When this is tied so deeply to everything else, I cannot decide that I will not let it affect me since it is something I cannot change, because to do that is to attempt to ignore everything that comes with it, and I have neither the fortitude nor the grit to fight all of that at the same time. I honestly don’t care for beauty standards as much as I have perhaps seemed to – a lot of me wanting to be slimmer has simply stemmed from my desire to be less physically bulky overall in terms of bone structure, but since I cannot do that I try to diminish the amount of mass I carry to produce that effect. I just want to be normal, to be more similar in body composition to other girls my height than to guys. Is that too much to ask for? I’m not asking to be pretty, beautiful, whatever. Just…normal. Boring. Nondescript. Plain. And it feels like I am so far from even that.
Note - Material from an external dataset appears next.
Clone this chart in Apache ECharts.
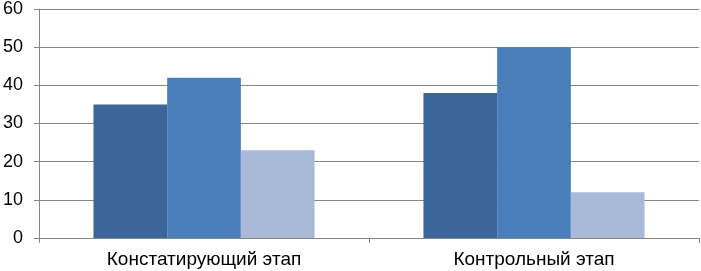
<!DOCTYPE html>
<html><head><meta charset="utf-8">
<script src="https://cdn.jsdelivr.net/npm/echarts@6/dist/echarts.min.js"></script>
<style>html,body{margin:0;padding:0;background:#fff}#c{width:701px;height:271px}</style>
</head><body><div id="c"></div>
<script>
var categories = ['Констатирующий этап', 'Контрольный этап'];
var series1 = [35, 38];
var series2 = [42, 50];
var series3 = [23, 12];
var yTicks = [0, 10, 20, 30, 40, 50, 60];

var chart = echarts.init(document.getElementById('c'), null, {renderer: 'canvas'});
var font = '"Liberation Sans", Arial, sans-serif';
chart.setOption({
  animation: false,
  grid: {left: 36, right: 2, top: 7, bottom: 33, containLabel: false},
  xAxis: {
    type: 'category', data: categories,
    axisLine: {lineStyle: {color: '#868686', width: 1}},
    axisTick: {show: true, length: 5, lineStyle: {color: '#868686'}},
    axisLabel: {color: '#000', fontFamily: font, fontSize: 19, margin: 12}
  },
  yAxis: {
    type: 'value', min: yTicks[0], max: yTicks[yTicks.length - 1], interval: 10,
    axisLine: {show: true, lineStyle: {color: '#868686', width: 1}},
    axisTick: {show: true, length: 5, lineStyle: {color: '#868686'}},
    splitLine: {show: true, lineStyle: {color: '#868686', width: 1}},
    axisLabel: {color: '#000', fontFamily: font, fontSize: 18, margin: 16}
  },
  series: [
    {type: 'bar', data: series1, barGap: '0%', barCategoryGap: '33%', itemStyle: {color: '#3D6597'}},
    {type: 'bar', data: series2, barGap: '0%', barCategoryGap: '33%', itemStyle: {color: '#4A7EBB'}},
    {type: 'bar', data: series3, barGap: '0%', barCategoryGap: '33%', itemStyle: {color: '#A9BAD9'}}
  ]
});
</script></body></html>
I’m so sorry for ranting on so long. If you read through everything thank you so much I really really appreciate that ♥ and I do hope that more clearly explains where this comes from.
> sorry just an addendum: I just wanted to say that this is an incredibly, incredibly painful thing to go through, and I normally try not to think about it too much. The occurrences of me talking about it are already after me trying not to think about it too much because if I did, I would literally be breaking down every single day. To be excruciatingly honest with you, it feels as though I am ripping my heart and soul out and serving it up on a platter in the hopes that you may begin to grasp this. I really do hope it helps.
I implore people to understand, to empathise, to be receptive.